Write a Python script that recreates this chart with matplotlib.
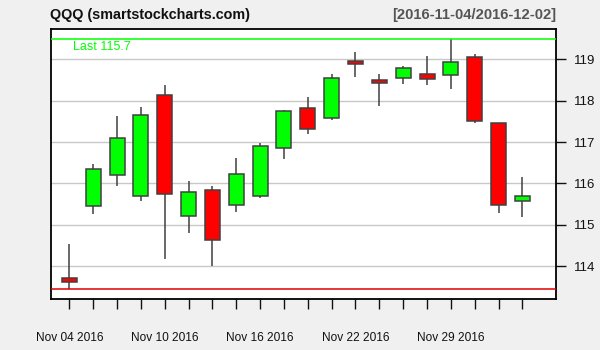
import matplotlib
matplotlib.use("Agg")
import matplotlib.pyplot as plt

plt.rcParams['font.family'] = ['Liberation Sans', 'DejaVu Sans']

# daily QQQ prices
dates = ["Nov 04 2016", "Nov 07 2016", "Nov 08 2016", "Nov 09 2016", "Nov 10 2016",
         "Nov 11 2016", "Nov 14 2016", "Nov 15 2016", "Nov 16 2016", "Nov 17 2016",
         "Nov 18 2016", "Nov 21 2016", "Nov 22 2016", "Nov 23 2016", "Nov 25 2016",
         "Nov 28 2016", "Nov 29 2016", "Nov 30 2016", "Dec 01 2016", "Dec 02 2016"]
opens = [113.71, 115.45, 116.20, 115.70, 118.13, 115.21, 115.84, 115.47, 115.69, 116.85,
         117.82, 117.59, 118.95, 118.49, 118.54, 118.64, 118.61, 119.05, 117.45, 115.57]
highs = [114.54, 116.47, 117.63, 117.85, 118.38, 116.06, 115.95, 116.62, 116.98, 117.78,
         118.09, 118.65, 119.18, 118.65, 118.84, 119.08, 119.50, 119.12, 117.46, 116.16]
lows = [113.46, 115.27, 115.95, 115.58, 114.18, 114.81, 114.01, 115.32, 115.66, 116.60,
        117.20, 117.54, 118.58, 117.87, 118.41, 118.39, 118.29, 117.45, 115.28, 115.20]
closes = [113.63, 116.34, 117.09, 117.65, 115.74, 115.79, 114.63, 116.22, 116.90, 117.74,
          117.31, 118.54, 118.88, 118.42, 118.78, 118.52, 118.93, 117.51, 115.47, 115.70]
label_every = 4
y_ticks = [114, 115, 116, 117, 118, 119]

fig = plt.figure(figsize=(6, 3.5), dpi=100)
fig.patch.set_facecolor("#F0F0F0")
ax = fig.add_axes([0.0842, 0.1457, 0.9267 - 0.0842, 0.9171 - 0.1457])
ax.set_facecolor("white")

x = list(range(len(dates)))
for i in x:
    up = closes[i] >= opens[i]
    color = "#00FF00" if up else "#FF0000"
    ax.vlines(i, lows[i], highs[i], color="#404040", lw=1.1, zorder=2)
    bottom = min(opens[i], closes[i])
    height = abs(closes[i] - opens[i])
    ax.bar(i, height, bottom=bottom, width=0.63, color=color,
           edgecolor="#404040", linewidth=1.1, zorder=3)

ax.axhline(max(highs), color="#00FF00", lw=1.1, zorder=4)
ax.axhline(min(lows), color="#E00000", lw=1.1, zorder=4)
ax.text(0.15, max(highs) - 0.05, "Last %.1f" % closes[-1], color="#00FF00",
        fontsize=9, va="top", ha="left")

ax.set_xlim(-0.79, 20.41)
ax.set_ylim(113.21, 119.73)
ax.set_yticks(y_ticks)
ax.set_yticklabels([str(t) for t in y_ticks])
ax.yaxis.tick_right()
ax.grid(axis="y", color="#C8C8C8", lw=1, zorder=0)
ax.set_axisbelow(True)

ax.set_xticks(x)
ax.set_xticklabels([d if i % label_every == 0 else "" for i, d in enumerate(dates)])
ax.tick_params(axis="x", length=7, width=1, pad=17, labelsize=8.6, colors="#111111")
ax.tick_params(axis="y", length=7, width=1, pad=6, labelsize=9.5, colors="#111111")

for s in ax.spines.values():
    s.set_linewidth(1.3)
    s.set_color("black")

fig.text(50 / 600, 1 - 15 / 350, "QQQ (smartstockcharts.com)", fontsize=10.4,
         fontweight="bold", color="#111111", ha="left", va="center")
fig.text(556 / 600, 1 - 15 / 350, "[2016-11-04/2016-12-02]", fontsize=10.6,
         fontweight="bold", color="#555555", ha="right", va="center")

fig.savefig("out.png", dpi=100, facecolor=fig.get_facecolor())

--

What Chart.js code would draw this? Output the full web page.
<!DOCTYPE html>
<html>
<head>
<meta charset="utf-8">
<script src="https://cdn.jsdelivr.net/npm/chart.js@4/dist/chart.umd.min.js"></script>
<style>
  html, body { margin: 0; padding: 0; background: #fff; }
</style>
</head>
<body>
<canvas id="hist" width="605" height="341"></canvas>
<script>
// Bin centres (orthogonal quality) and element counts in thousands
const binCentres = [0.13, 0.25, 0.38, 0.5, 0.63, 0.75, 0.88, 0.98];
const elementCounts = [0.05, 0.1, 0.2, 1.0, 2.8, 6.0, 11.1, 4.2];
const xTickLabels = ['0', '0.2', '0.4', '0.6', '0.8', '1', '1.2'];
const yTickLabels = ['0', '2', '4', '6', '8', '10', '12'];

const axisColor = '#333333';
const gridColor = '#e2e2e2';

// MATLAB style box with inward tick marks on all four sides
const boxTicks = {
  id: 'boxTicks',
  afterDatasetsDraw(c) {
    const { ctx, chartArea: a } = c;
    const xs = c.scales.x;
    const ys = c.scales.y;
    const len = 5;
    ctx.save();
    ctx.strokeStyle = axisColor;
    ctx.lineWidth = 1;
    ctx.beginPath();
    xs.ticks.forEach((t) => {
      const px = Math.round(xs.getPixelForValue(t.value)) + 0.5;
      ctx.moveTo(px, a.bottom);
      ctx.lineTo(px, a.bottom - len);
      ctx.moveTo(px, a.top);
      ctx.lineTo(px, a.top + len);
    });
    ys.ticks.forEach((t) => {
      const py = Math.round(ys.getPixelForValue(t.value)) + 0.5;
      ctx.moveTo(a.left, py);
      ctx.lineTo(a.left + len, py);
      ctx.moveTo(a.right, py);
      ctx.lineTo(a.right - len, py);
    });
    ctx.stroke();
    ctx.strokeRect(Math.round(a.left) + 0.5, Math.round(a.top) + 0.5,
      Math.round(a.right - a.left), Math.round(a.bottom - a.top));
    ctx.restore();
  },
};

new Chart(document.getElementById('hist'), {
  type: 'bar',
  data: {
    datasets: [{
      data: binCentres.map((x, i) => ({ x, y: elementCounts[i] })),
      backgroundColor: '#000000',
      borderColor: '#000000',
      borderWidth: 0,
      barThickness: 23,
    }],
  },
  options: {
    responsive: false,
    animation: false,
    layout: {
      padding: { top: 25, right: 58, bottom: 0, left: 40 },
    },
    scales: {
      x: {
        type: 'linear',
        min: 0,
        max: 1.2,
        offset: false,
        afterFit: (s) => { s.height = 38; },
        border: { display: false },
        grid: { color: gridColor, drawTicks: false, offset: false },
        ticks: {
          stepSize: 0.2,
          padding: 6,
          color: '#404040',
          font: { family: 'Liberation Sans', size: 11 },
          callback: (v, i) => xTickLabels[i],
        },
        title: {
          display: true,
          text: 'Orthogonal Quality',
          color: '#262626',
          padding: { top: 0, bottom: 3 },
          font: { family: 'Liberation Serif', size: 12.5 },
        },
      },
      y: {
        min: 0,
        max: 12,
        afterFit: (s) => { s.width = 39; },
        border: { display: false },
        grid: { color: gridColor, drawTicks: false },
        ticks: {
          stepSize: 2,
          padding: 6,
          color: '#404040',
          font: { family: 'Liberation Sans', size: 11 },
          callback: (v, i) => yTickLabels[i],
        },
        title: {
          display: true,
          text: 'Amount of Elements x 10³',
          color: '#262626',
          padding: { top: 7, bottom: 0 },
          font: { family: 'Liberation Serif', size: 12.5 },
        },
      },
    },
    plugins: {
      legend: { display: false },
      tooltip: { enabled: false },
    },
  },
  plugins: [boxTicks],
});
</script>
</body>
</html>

* [EXERCISE OBJECTIVE]
Copy, from the material, each line that holds the string "script".

* [FULL RESPONSE]
Write a Python script that recreates this chart with matplotlib.
<script src="https://cdn.jsdelivr.net/npm/chart.js@4/dist/chart.umd.min.js"></script>
<script>
</script>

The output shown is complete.